Hi, I'm looking for Emily Gardner.
- She's checked in. We need to put her in a medically induced coma.
KUMAIL NANJIANI: Coma.
It's sort of a love story about these two characters meeting, but it's centered on that chunk of time at the hospital. And it's a comedy.
Her notes weren't just notes. It was like another perspective on the whole thing. And I was like, oh, this is not my story, this is our story. I think it would be a very incomplete story if Emily wasn't writing this movie. Her perspective as a woman completely changed the movie.
There's a scene in the movie where Emily and I are first dating and she has to go to the bathroom in the middle of the night. And so she's trying to leave to go to a diner nearby to use the bathroom.

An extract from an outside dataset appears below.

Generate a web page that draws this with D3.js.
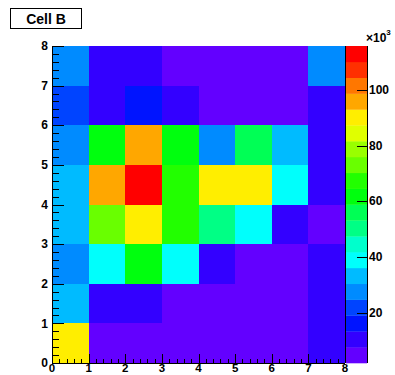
<!DOCTYPE html>
<html>
<head>
<meta charset="utf-8">
<script src="https://cdn.jsdelivr.net/npm/d3@7"></script>
<style>
  html, body { margin: 0; padding: 0; background: #fff; }
  svg { display: block; }
  text { font-family: "Liberation Sans", Arial, Helvetica, sans-serif; font-weight: bold; fill: #000; }
</style>
</head>
<body>
<script>
// ---- data (bin contents in units of 10^3) ----
const title = "Cell B";
const xBins = [0, 1, 2, 3, 4, 5, 6, 7];           // lower edges of x bins
const yBins = [0, 1, 2, 3, 4, 5, 6, 7];           // lower edges of y bins
const xTickLabels = ["0", "1", "2", "3", "4", "5", "6", "7", "8"];
const yTickLabels = ["0", "1", "2", "3", "4", "5", "6", "7", "8"];
const zTickValues = [20, 40, 60, 80, 100];
const zExponentLabel = "\u00d710";
const zExponent = "3";
// rows listed from y bin 0 (bottom) to y bin 7 (top); each row lists x bins 0..7
const row0 = [90.1, 2.9, 1.86, 2.5, 2.7, 3.1, 3.0, 9.6];
const row1 = [33.4, 10.7, 10.2, 3.9, 3.6, 3.4, 3.7, 9.8];
const row2 = [27.2, 39.2, 61.8, 38.7, 10.8, 4.3, 4.1, 10.0];
const row3 = [33.0, 73.0, 90.3, 67.0, 50.5, 38.8, 10.3, 5.5];
const row4 = [33.5, 95.5, 115.8, 67.5, 90.0, 90.5, 39.0, 10.1];
const row5 = [28.0, 61.5, 96.0, 62.0, 27.6, 56.0, 33.0, 10.5];
const row6 = [21.8, 10.0, 16.0, 10.6, 5.2, 4.4, 4.6, 10.2];
const row7 = [27.5, 10.4, 10.9, 4.8, 4.2, 4.5, 5.0, 27.0];
const rows = [row0, row1, row2, row3, row4, row5, row6, row7];

// ---- layout ----
const W = 395, H = 375;
const fx0 = 52, fx1 = 345, fy0 = 46, fy1 = 363;
const px0 = 346, px1 = 367;
const nLevels = 20, nColors = 50;

const svg = d3.select("body").append("svg").attr("width", W).attr("height", H);

const x = d3.scaleLinear().domain([0, 8]).range([fx0, fx1]);
const y = d3.scaleLinear().domain([0, 8]).range([fy1, fy0]);

const cells = [];
rows.forEach((r, j) => r.forEach((v, i) => cells.push({ x: xBins[i], y: yBins[j], v })));
const zExt = d3.extent(cells, d => d.v);
const z = d3.scaleLinear().domain(zExt).range([fy1, fy0]);

// ROOT "pretty" palette (50 colours, hue 280 -> 0)
function paletteColor(k) {
  const hue = 280 - (k + 1) * (280 / nColors);
  return d3.hsl(hue, 1, 0.5).formatHex();
}
function levelColor(level) {
  const k = Math.floor((level + 0.99) * nColors / nLevels);
  return paletteColor(Math.min(k, nColors - 1));
}
function valueLevel(v) {
  let l = Math.floor((v - zExt[0]) / (zExt[1] - zExt[0]) * nLevels);
  return Math.max(0, Math.min(nLevels - 1, l));
}

// ---- cells ----
svg.append("g").selectAll("rect").data(cells).join("rect")
  .attr("x", d => x(d.x))
  .attr("y", d => y(d.y + 1))
  .attr("width", d => x(d.x + 1) - x(d.x))
  .attr("height", d => y(d.y) - y(d.y + 1))
  .attr("fill", d => levelColor(valueLevel(d.v)))
  .attr("shape-rendering", "crispEdges");

// ---- axes ----
const axisG = svg.append("g").attr("stroke", "#000").attr("stroke-width", 1).attr("shape-rendering", "crispEdges");
axisG.append("line").attr("x1", fx0).attr("x2", fx1).attr("y1", fy1 + 0.5).attr("y2", fy1 + 0.5);
axisG.append("line").attr("x1", fx0 + 0.5).attr("x2", fx0 + 0.5).attr("y1", fy0).attr("y2", fy1);

const minorX = d3.range(0, 8.0001, 0.2);
axisG.selectAll(".xt").data(minorX).join("line")
  .attr("x1", d => Math.round(x(d)) + 0.5).attr("x2", d => Math.round(x(d)) + 0.5)
  .attr("y1", fy1)
  .attr("y2", d => Math.abs(d - Math.round(d)) < 1e-6 ? fy1 - 9 : fy1 - 4.5);
const minorY = d3.range(0, 8.0001, 0.2);
axisG.selectAll(".yt").data(minorY).join("line")
  .attr("y1", d => Math.round(y(d)) + 0.5).attr("y2", d => Math.round(y(d)) + 0.5)
  .attr("x1", fx0)
  .attr("x2", d => Math.abs(d - Math.round(d)) < 1e-6 ? fx0 + 12 : fx0 + 6.5);

svg.append("g").selectAll("text").data(xTickLabels).join("text")
  .attr("x", (d, i) => x(i)).attr("y", 371.5)
  .attr("text-anchor", "middle").attr("font-size", 11.5).text(d => d);
svg.append("g").selectAll("text").data(yTickLabels).join("text")
  .attr("x", 48).attr("y", (d, i) => y(i)).attr("dy", "0.35em")
  .attr("text-anchor", "end").attr("font-size", 12).text(d => d);

// ---- palette ----
const levels = d3.range(nLevels);
const lh = (fy1 - fy0) / nLevels;
svg.append("g").selectAll("rect").data(levels).join("rect")
  .attr("x", px0).attr("width", px1 - px0)
  .attr("y", d => fy1 - (d + 1) * lh).attr("height", lh + 0.3)
  .attr("fill", d => levelColor(d));
const palG = svg.append("g").attr("stroke", "#000").attr("shape-rendering", "crispEdges");
palG.append("line").attr("x1", px0 - 0.5).attr("x2", px0 - 0.5).attr("y1", fy0).attr("y2", fy1);
palG.append("line").attr("x1", px1 + 0.5).attr("x2", px1 + 0.5).attr("y1", fy0).attr("y2", fy1);
palG.selectAll(".zt").data(zTickValues).join("line")
  .attr("x1", px1 - 10).attr("x2", px1)
  .attr("y1", d => Math.round(z(d)) + 0.5).attr("y2", d => Math.round(z(d)) + 0.5);
svg.append("g").selectAll("text").data(zTickValues).join("text")
  .attr("x", px1 + 2).attr("y", d => z(d)).attr("dy", "0.35em")
  .attr("font-size", 12).text(d => d);
const ex = svg.append("text").attr("x", 366).attr("y", 42).attr("font-size", 12)
  .attr("font-weight", "normal");
ex.append("tspan").text(zExponentLabel);
ex.append("tspan").attr("font-size", 8).attr("dy", -7).text(zExponent);

// ---- title ----
svg.append("rect").attr("x", 10.5).attr("y", 8.5).attr("width", 71).attr("height", 20)
  .attr("fill", "#fff").attr("stroke", "#000").attr("stroke-width", 1);
svg.append("text").attr("x", 46).attr("y", 19).attr("dy", "0.35em")
  .attr("text-anchor", "middle").attr("font-size", 14).text(title);
</script>
</body>
</html>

EMILY GARDNER: You're being so weird.
KUMAIL NANJIANI: How am I weird? I want to sleep while it's sleep time.
EMILY GARDNER: This is normal. Girls go to get coffee in the middle of the night. Have you never had a girlfriend before? This is what it's like.
KUMAIL NANJIANI: Are you OK?
We've had so many women point out that scene, like, all the time, being like, oh my god, that exactly is what happened to me. I've never seen that in a movie.
Even though rom coms are generally seen as targeted towards females, most of them are still from the guy's perspective. It's a bunch of dudes trying to guess what a woman would do. Well, then get a few women writers in there.
Here's the big thing. Having more women writers, more women directors, more women executives, more women in positions of power, you don't just do that to make a more equal society. You do that because the product will be better.